Quels sont les désagréments et les incertitudes que vous subissez à la suite de l’effondrement ?
En cas d’arrêté de mise en péril le bail est suspendu. Le propriétaire perd son loyer car les assurances propriétaires non occupant ne couvrent pas la perte de loyer, du fait qu’il n’y a pas de sinistre type incendie, dégâts des eaux… ce n’est pas prévu par l’assurance, c’est le fait du Prince. Il y a un vide juridique car il n’y a pas de sinistre, l’assurance conseille d’attaquer, avec la protection juridique, la mairie et l’immeuble du 1 rue du Puits clos, non entretenu semble-t-il et présentant un risque d’effondrement, ayant obligé la mairie à fermer la rue Peyras. Mais attaquer, c’est plusieurs années de procédures, les propriétaires n’étant pas jeunes souvent retraités, ce n’est pas une solution, surtout s’ils comptaient sur ces loyers pour vivre. L’assurance du locataire est aussi défaillante pour la même raison, puisqu’il n’y a pas de sinistre. L’appartement loué est en parfait état mais non accessible. En cas d’incendie ou dégâts des eaux, le locataire est relogé par l’assurance et le propriétaire indemnisé par l’assurance.

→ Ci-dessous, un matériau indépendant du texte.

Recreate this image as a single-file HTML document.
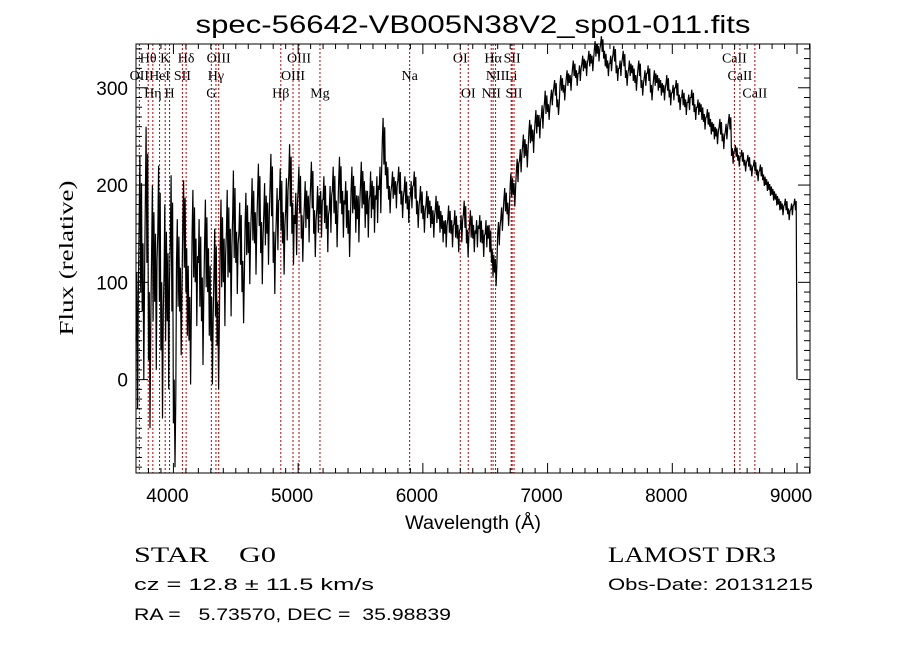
<!DOCTYPE html>
<html><head><meta charset="utf-8"><style>
html,body{margin:0;padding:0;background:#fff;width:900px;height:649px;overflow:hidden}
svg text{font-family:"Liberation Sans",sans-serif;fill:#000;white-space:pre}
.ser{font-family:"Liberation Serif",serif}
</style></head><body>
<svg id="chart" width="900" height="649" xmlns="http://www.w3.org/2000/svg" xml:space="preserve">
<text x="473" y="33" font-size="25" text-anchor="middle" textLength="555" lengthAdjust="spacingAndGlyphs">spec-56642-VB005N38V2_sp01-011.fits</text>
<g id="lines"></g>
<g id="labels"></g>
<g id="ticks"></g>
<path id="spec" fill="none" stroke="#000" stroke-width="1.2" stroke-linejoin="miter"/>
<rect x="136" y="44" width="674" height="429" fill="none" stroke="#000" stroke-width="1"/>
<text x="473" y="529" font-size="19" text-anchor="middle" textLength="136" lengthAdjust="spacingAndGlyphs">Wavelength (Å)</text>
<text transform="translate(73,258) rotate(-90)" font-size="20" text-anchor="middle" textLength="155" lengthAdjust="spacingAndGlyphs" class="ser">Flux (relative)</text>
<text x="134" y="562" font-size="22" class="ser" textLength="142" lengthAdjust="spacingAndGlyphs">STAR    G0</text>
<text x="134" y="590" font-size="17" textLength="240" lengthAdjust="spacingAndGlyphs">cz = 12.8 ± 11.5 km/s</text>
<text x="134" y="620" font-size="17" textLength="317" lengthAdjust="spacingAndGlyphs">RA =   5.73570, DEC =  35.98839</text>
<text x="608" y="562" font-size="22" class="ser" textLength="168" lengthAdjust="spacingAndGlyphs">LAMOST DR3</text>
<text x="608" y="590" font-size="17" textLength="205" lengthAdjust="spacingAndGlyphs">Obs-Date: 20131215</text>
</svg>
<script>
const startWave = 3700;
const stepWave = 25;
const flux = [
40,160,70,190,20,130,80,150,30,110,60,140,-45,120,70,160,90,40,150,100,
120,60,140,90,40,110,35,140,100,150,110,170,120,150,90,160,130,175,140,190,
130,170,150,200,120,165,185,140,175,210,150,160,195,145,180,165,200,150,175,170,
185,155,175,195,160,205,170,180,150,195,175,165,200,180,170,190,175,185,195,245,
210,185,200,190,205,180,195,175,190,200,170,185,165,180,170,160,175,165,155,150,
165,150,160,145,155,170,140,160,145,150,155,140,150,145,120,110,150,165,185,170,
200,190,215,225,240,230,255,245,265,260,270,285,275,290,300,280,305,295,310,305,
320,310,315,325,320,330,325,340,335,345,330,320,325,335,315,320,330,310,320,315,
305,320,300,310,315,295,310,305,300,295,305,290,295,300,285,290,280,285,290,275,
280,275,265,270,260,255,250,260,245,255,265,230,235,225,230,220,225,215,220,210,
215,205,200,195,190,185,180,175,180,170,175,180,0];
// scatter (noise half-width) of the spectrum by wavelength segment
const noiseStarts = [3700,4000,4500,5000,5700,6600,7000,8500,8990];
const noiseWidths = [70,45,32,24,14,12,8,6,0];
const lineNames = ["OII","Hθ","Hη","HeI","K","H","SII","Hδ","G","Hγ","OIII","Hβ","OIII","OIII","Mg","Na","OI","OI","NII","Hα","NII","Li","SII","SII","CaII","CaII","CaII"];
const lineWaves = [3727,3798,3835,3889,3934,3969,4072,4102,4304,4341,4363,4861,4959,5007,5175,5894,6300,6364,6548,6563,6583,6708,6716,6731,8498,8542,8662];
const lineRows = [2,1,3,2,1,3,2,1,3,2,1,3,2,1,3,2,1,3,3,1,2,2,1,3,1,2,3];
const xTicks = [4000,5000,6000,7000,8000,9000];
const yTicks = [0,100,200,300];

const X0=136,X1=810,Y0=44,Y1=473,WMIN=3700,WMAX=9104,FMIN=-96,FMAX=345;
const xs = w => X0+(w-WMIN)/(WMAX-WMIN)*(X1-X0);
const ys = f => Y1-(f-FMIN)/(FMAX-FMIN)*(Y1-Y0);
const NS="http://www.w3.org/2000/svg";
function mk(tag,parent,attrs){const e=document.createElementNS(NS,tag);for(const k in attrs)e.setAttribute(k,attrs[k]);parent.appendChild(e);return e;}
function noiseAt(w){let n=0;noiseStarts.forEach((s,i)=>{if(w>=s)n=noiseWidths[i];});return n;}

let d="";
flux.forEach((f,i)=>{
  const w=Math.min(startWave+i*stepWave,9000);
  const n=noiseAt(w);
  d+=(i?"L":"M")+xs(w).toFixed(1)+","+ys(f).toFixed(1);
  if(n>0&&i<flux.length-1){
    const sub=[0.25,0.5,0.75];
    const sgn=[1,-1,0.6];
    sub.forEach((s,k)=>{
      const w2=w+s*stepWave;
      d+="L"+xs(w2).toFixed(1)+","+ys(f+sgn[k]*n).toFixed(1);
    });
  }
});
document.getElementById('spec').setAttribute('d',d);

const gl=document.getElementById('lines'),glab=document.getElementById('labels');
lineWaves.forEach((w,i)=>{
  const l=mk('line',gl,{x1:xs(w),x2:xs(w),y1:Y0,y2:Y1,stroke:'#b00',"stroke-width":1,"stroke-dasharray":"2,2"});
  
  
  const t=mk('text',glab,{x:xs(w),y:45+lineRows[i]*17.5,"font-size":14,"text-anchor":"middle",class:"ser"});
  t.textContent=lineNames[i];
  
  
});

const gt=document.getElementById('ticks');
for(let w=3800;w<=9100;w+=100){
  const major=w%1000===0,len=major?10:5;
  mk('line',gt,{x1:xs(w),x2:xs(w),y1:Y1,y2:Y1-len,stroke:'#000'});
  mk('line',gt,{x1:xs(w),x2:xs(w),y1:Y0,y2:Y0+len,stroke:'#000'});
}
xTicks.forEach(w=>{
  const t=mk('text',gt,{x:xs(w)-6,y:502,"font-size":19,"text-anchor":"middle"});
  t.textContent=w;
  
  
});
for(let f=-90;f<=340;f+=10){
  const major=f%100===0,len=major?12:6;
  mk('line',gt,{x1:X0,x2:X0+len,y1:ys(f),y2:ys(f),stroke:'#000'});
  mk('line',gt,{x1:X1,x2:X1-len,y1:ys(f),y2:ys(f),stroke:'#000'});
}
yTicks.forEach(f=>{
  const t=mk('text',gt,{x:128,y:ys(f)+7,"font-size":19,"text-anchor":"end"});
  t.textContent=f;
  
  
});
</script>
</body></html>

Que faudrait-il améliorer ?
L’Etat devrait soit créer un fonds de dédommagement pour le locataire et le propriétaire ou revoir les clauses obligatoires des assurances. Les propriétaires et les locataires n’y sont pour rien si l’accès à leur appartement est rendu impossible par une interdiction d’accessibilité par la mairie pour la sécurité. Ils payent pour ceux qui n’ont pas rempli leurs obligations d’entretien de leur immeuble.
Etes-vous favorable au diagnostic structurel sur les bâtiments de plus de 15 ans que prévoit une loi en cours d’adoption au Parlement ?
Je suis favorable au diagnostic structurel sur les immeubles de plus de 15 ans, et à la loi en cours d’adoption au Parlement. Toulouse a beaucoup d’immeubles en briques crues qui avec les évènements climatiques qui s’enchainent peuvent être fragilisés.
Que souhaiteriez-vous ajouter ?
En vous remerciant pour l’intérêt que vous portez à ces graves évènements et peut être en le faisant savoir aux propriétaires aux locataires, aux hommes politiques vous permettrez de supprimer le vide juridique, de la non-accessibilité pour fermeture temporaire et sans date de réouverture d’immeuble avec perte de loyers et d’occupation, non prévue dans les textes de loi, ni par les assurances.
Situation inconfortable et surtout injuste pour le locataire et le propriétaire qui n’y sont pour rien comme c’est notre cas. Nous payons pour l’incurie d’autres propriétaires, la responsabilité collective devrait faire le nécessaire pour empêcher que cela se reproduise.